23 febrero 2007

SÁNCHEZ

En uno de mis viajes por aquel país llegué a un pueblo donde los niños no tienen nombre propio. Allí la elección de éste se considera tan importante que son ellos mismos los que lo eligen, llegada una edad y madurez apropiadas. Entretanto, sus madres les llaman pequeños, nenes, enanos o cualquier otro nombre cariñoso, común y falto de personalidad.

Algunos lo tienen claro desde muy pequeños, otros dudan hasta el último momento. Hay quienes piden consejo a sus mayores y quienes, desesperados, lo terminan eligiendo a suertes entre los cinco o seis que más les gustan. Algunos niños toman el nombre de un personaje ilustre, pero la mayoría procura buscar uno que no exista en toda la comarca. Así, no es extraño encontrar en el pueblo a alguien llamado Atanasio, Braulio, Maurilia o Lugerica.

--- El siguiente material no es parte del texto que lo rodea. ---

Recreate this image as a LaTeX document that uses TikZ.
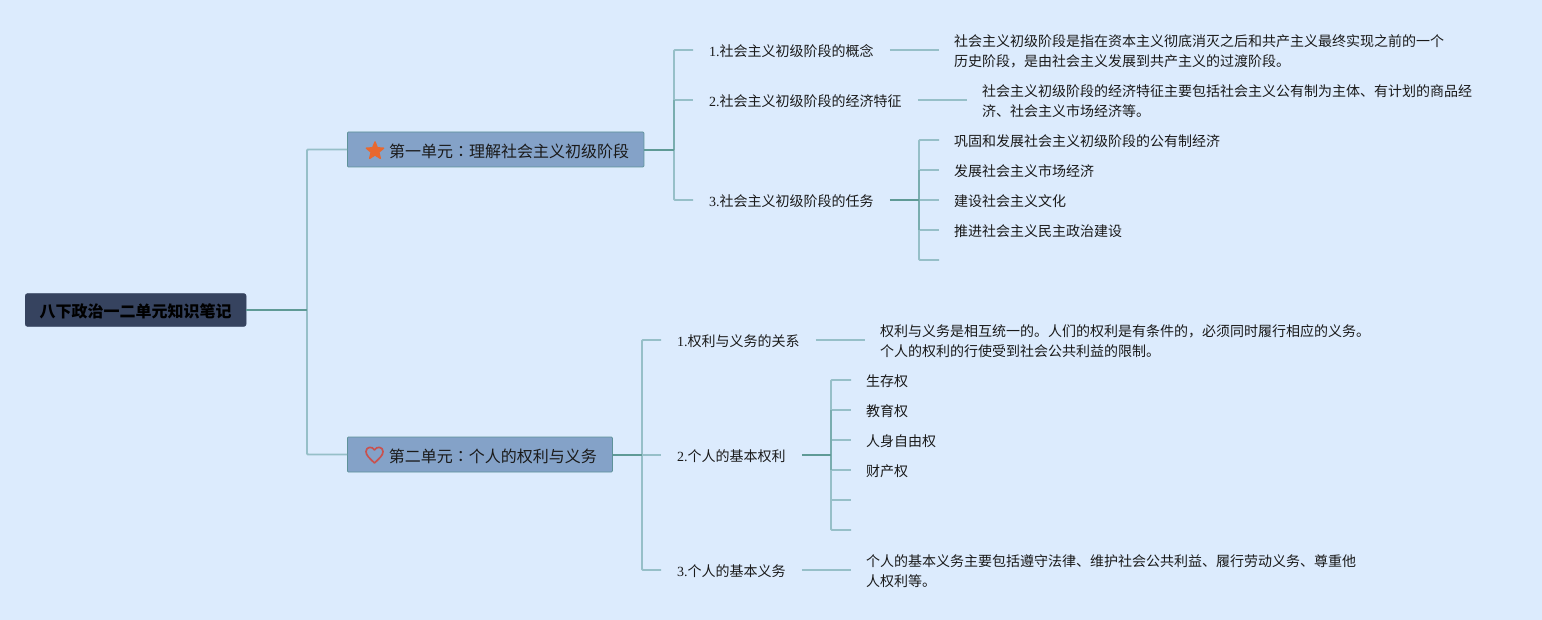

Cuando los niños deciden que nombre quieren tener se organiza una gran fiesta en el pueblo. Por todas las calles cuelgan banderolas de colores y en la plaza principal colocan un gran cartel con el nombre elegido. La escuela y los comercios cierran y, el alcalde, ante todo el pueblo y en un solemne acto, anota públicamente la nueva denominación en el registro. De ese día en adelante, el niño ya se considera un ciudadano más.

Esta y otras curiosidades me las contó el dueño de la pensión en la que me quedé durante aquellos días. Era anciano, alto, ágil, risueño, nunca se había casado y nunca había salido de la comarca. Se llamaba Juan María, pero todos le llamaban Sánchez. Entusiasmado como estaba por la original costumbre de los nombres, no entendía porqué él prefería su apellido, pero él siempre evitó contestarme. Hasta el día en que me marché.

Aquella mañana las calles amanecieron engalanadas por una nueva ceremonia. Una tal Teresa sería la próxima chica en dejar de ser anónima, y todo el pueblo ultimaba los detalles antes de acudir al Ayuntamiento. Preparé la maleta, revisé el coche, y cuando fui a despedirme del anciano lo encontré fumando en el patio, sombrío y pensativo, dispuesto a confesarme su secreto.

Sánchez prefería su apellido porque éste no tenía género. Y es que aunque pudo elegir su nombre, aquel hombre nació, como tantos otros, dentro un cuerpo impuesto. Un mero disfraz de carne, cruel ante los espejos.

3 comentarios:

Helena dijo...

Ignoro realmente si hay un lugar donde eso suceda, por la sinceridad de tu relato deduzco que así es. En cualquier caso, me ha parecido un relato fabuloso con un final magnífico. Escribes de maravilla.
¡Felicidades!

Anónimo dijo...

¿Y tú, qué nombre elegirías?

V.

el que deambula dijo...

Maleta, yo eligiría llamarme Angel Sílfide, por eso de parecer más delgado.

Helena, muchas gracias por tus ánimos, que me pones colorado!